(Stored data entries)
+ + +
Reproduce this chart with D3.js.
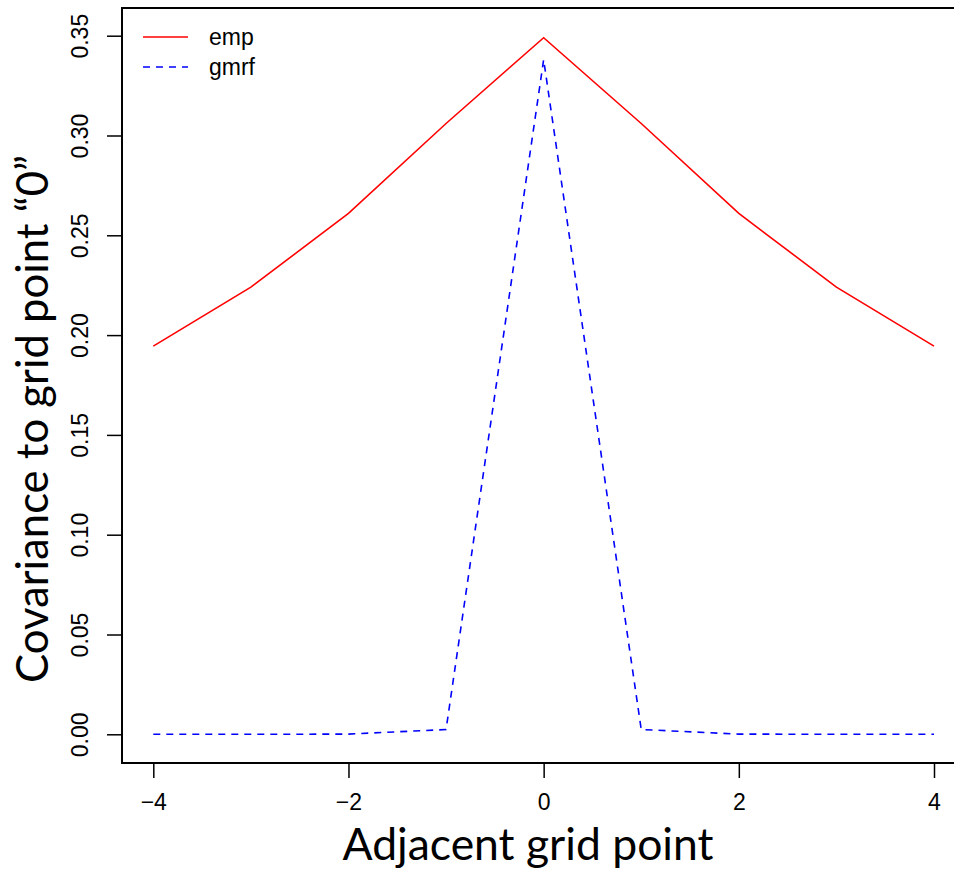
<!DOCTYPE html>
<meta charset="utf-8">
<style>
    body { margin: 0; background: #fff; }
    .tick text { font: 23px "Liberation Sans", Arial, sans-serif; fill: #000; }
    .legend text { font: 23px "Liberation Sans", Arial, sans-serif; }
    .title { font-family: Lato, "Open Sans", sans-serif; fill: #000; }
</style>
<body>
<script src="https://d3js.org/d3.v7.min.js"></script>
<script>
    // Data
    var lags = [-4, -3, -2, -1, 0, 1, 2, 3, 4];
    var emp = [0.1945, 0.224, 0.261, 0.306, 0.349, 0.306, 0.261, 0.224, 0.1945];
    var gmrf = [0, 0, 0.0001, 0.0024, 0.338, 0.0024, 0.0001, 0, 0];
    var xTicks = [-4, -2, 0, 2, 4];
    var yTicks = [0, 0.05, 0.1, 0.15, 0.2, 0.25, 0.3, 0.35];
    var seriesNames = ["emp", "gmrf"];

    var width = 954, height = 870;
    // right edge of the frame sits just past the picture, as in the original
    var box = { left: 122, top: 8, right: 957, bottom: 763 };

    var svg = d3.select("body").append("svg")
        .attr("width", width)
        .attr("height", height);

    // scales fitted so -4..4 and 0..0.35 land where the ticks are
    var x = d3.scaleLinear().domain([-4, 4]).range([153.3, 934]);
    var y = d3.scaleLinear().domain([0, 0.35]).range([734.3, 35.7]);

    // x axis
    svg.append("g")
        .attr("transform", "translate(0," + box.bottom + ")")
        .call(d3.axisBottom(x).tickValues(xTicks).tickSize(15).tickPadding(16)
            .tickFormat(d => d < 0 ? "\u2212" + Math.abs(d) : d))
        .call(g => g.select(".domain").remove())
        .call(g => g.selectAll("line").attr("stroke", "#000").attr("stroke-width", 1.5));

    // y axis, labels rotated like R's default
    var yAxis = svg.append("g")
        .attr("transform", "translate(" + box.left + ",0)")
        .call(d3.axisLeft(y).tickValues(yTicks).tickSize(15).tickFormat(d3.format(".2f")))
        .call(g => g.select(".domain").remove())
        .call(g => g.selectAll("line").attr("stroke", "#000").attr("stroke-width", 1.5));
    yAxis.selectAll(".tick text")
        .attr("x", null).attr("dy", null)
        .attr("text-anchor", "middle")
        .attr("transform", "translate(-34,0) rotate(-90)");

    // plot frame
    svg.append("rect")
        .attr("x", box.left).attr("y", box.top)
        .attr("width", box.right - box.left).attr("height", box.bottom - box.top)
        .attr("fill", "none").attr("stroke", "#000").attr("stroke-width", 2);

    var line = d3.line().x((d, i) => x(lags[i])).y(d => y(d));

    svg.append("path").datum(emp)
        .attr("d", line).attr("fill", "none")
        .attr("stroke", "#ff0000").attr("stroke-width", 1.6);

    svg.append("path").datum(gmrf)
        .attr("d", line).attr("fill", "none")
        .attr("stroke", "#0000ff").attr("stroke-width", 1.6)
        .attr("stroke-dasharray", "7,6");

    // legend
    var legend = svg.append("g").attr("class", "legend");
    var colors = ["#ff0000", "#0000ff"];
    seriesNames.forEach(function (name, i) {
        var ly = 37 + i * 30;
        legend.append("line")
            .attr("x1", 143).attr("x2", 188).attr("y1", ly).attr("y2", ly)
            .attr("stroke", colors[i]).attr("stroke-width", 1.6)
            .attr("stroke-dasharray", i == 1 ? "7,6" : null);
        legend.append("text")
            .attr("x", 209).attr("y", ly).attr("dy", "0.35em")
            .text(name);
    });

    // axis titles, sized to match the picture's widths
    function fitTitle(t, target) {
        t.attr("font-size", 40);
        var w = t.node().getComputedTextLength();
        t.attr("font-size", 40 * target / w);
    }
    var xt = svg.append("text").attr("class", "title")
        .attr("x", 528).attr("y", 860).attr("text-anchor", "middle")
        .text("Adjacent grid point");
    fitTitle(xt, 371);

    var yt = svg.append("text").attr("class", "title")
        .attr("transform", "translate(48,419) rotate(-90)")
        .attr("text-anchor", "middle")
        .text("Covariance to grid point \u201C0\u201D");
    fitTitle(yt, 528);
</script>
</body>
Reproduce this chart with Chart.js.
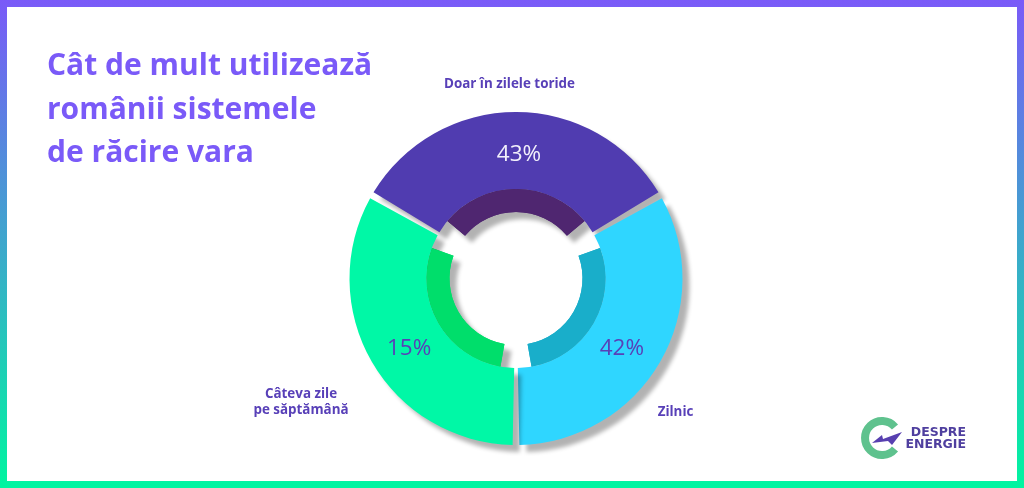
+ + +
> What is required: Reproduce the material above verbatim; omit every picture.

> Answer for the task:
Reproduce this chart with D3.js.
<!DOCTYPE html>
<meta charset="utf-8">
<style>
    body { margin: 0; background: #fff; }
    .tick text { font: 23px "Liberation Sans", Arial, sans-serif; fill: #000; }
    .legend text { font: 23px "Liberation Sans", Arial, sans-serif; }
    .title { font-family: Lato, "Open Sans", sans-serif; fill: #000; }
</style>
<body>
<script src="https://d3js.org/d3.v7.min.js"></script>
<script>
    // Data
    var lags = [-4, -3, -2, -1, 0, 1, 2, 3, 4];
    var emp = [0.1945, 0.224, 0.261, 0.306, 0.349, 0.306, 0.261, 0.224, 0.1945];
    var gmrf = [0, 0, 0.0001, 0.0024, 0.338, 0.0024, 0.0001, 0, 0];
    var xTicks = [-4, -2, 0, 2, 4];
    var yTicks = [0, 0.05, 0.1, 0.15, 0.2, 0.25, 0.3, 0.35];
    var seriesNames = ["emp", "gmrf"];

    var width = 954, height = 870;
    // right edge of the frame sits just past the picture, as in the original
    var box = { left: 122, top: 8, right: 957, bottom: 763 };

    var svg = d3.select("body").append("svg")
        .attr("width", width)
        .attr("height", height);

    // scales fitted so -4..4 and 0..0.35 land where the ticks are
    var x = d3.scaleLinear().domain([-4, 4]).range([153.3, 934]);
    var y = d3.scaleLinear().domain([0, 0.35]).range([734.3, 35.7]);

    // x axis
    svg.append("g")
        .attr("transform", "translate(0," + box.bottom + ")")
        .call(d3.axisBottom(x).tickValues(xTicks).tickSize(15).tickPadding(16)
            .tickFormat(d => d < 0 ? "\u2212" + Math.abs(d) : d))
        .call(g => g.select(".domain").remove())
        .call(g => g.selectAll("line").attr("stroke", "#000").attr("stroke-width", 1.5));

    // y axis, labels rotated like R's default
    var yAxis = svg.append("g")
        .attr("transform", "translate(" + box.left + ",0)")
        .call(d3.axisLeft(y).tickValues(yTicks).tickSize(15).tickFormat(d3.format(".2f")))
        .call(g => g.select(".domain").remove())
        .call(g => g.selectAll("line").attr("stroke", "#000").attr("stroke-width", 1.5));
    yAxis.selectAll(".tick text")
        .attr("x", null).attr("dy", null)
        .attr("text-anchor", "middle")
        .attr("transform", "translate(-34,0) rotate(-90)");

    // plot frame
    svg.append("rect")
        .attr("x", box.left).attr("y", box.top)
        .attr("width", box.right - box.left).attr("height", box.bottom - box.top)
        .attr("fill", "none").attr("stroke", "#000").attr("stroke-width", 2);

    var line = d3.line().x((d, i) => x(lags[i])).y(d => y(d));

    svg.append("path").datum(emp)
        .attr("d", line).attr("fill", "none")
        .attr("stroke", "#ff0000").attr("stroke-width", 1.6);

    svg.append("path").datum(gmrf)
        .attr("d", line).attr("fill", "none")
        .attr("stroke", "#0000ff").attr("stroke-width", 1.6)
        .attr("stroke-dasharray", "7,6");

    // legend
    var legend = svg.append("g").attr("class", "legend");
    var colors = ["#ff0000", "#0000ff"];
    seriesNames.forEach(function (name, i) {
        var ly = 37 + i * 30;
        legend.append("line")
            .attr("x1", 143).attr("x2", 188).attr("y1", ly).attr("y2", ly)
            .attr("stroke", colors[i]).attr("stroke-width", 1.6)
            .attr("stroke-dasharray", i == 1 ? "7,6" : null);
        legend.append("text")
            .attr("x", 209).attr("y", ly).attr("dy", "0.35em")
            .text(name);
    });

    // axis titles, sized to match the picture's widths
    function fitTitle(t, target) {
        t.attr("font-size", 40);
        var w = t.node().getComputedTextLength();
        t.attr("font-size", 40 * target / w);
    }
    var xt = svg.append("text").attr("class", "title")
        .attr("x", 528).attr("y", 860).attr("text-anchor", "middle")
        .text("Adjacent grid point");
    fitTitle(xt, 371);

    var yt = svg.append("text").attr("class", "title")
        .attr("transform", "translate(48,419) rotate(-90)")
        .attr("text-anchor", "middle")
        .text("Covariance to grid point \u201C0\u201D");
    fitTitle(yt, 528);
</script>
</body>
Reproduce this chart with Chart.js.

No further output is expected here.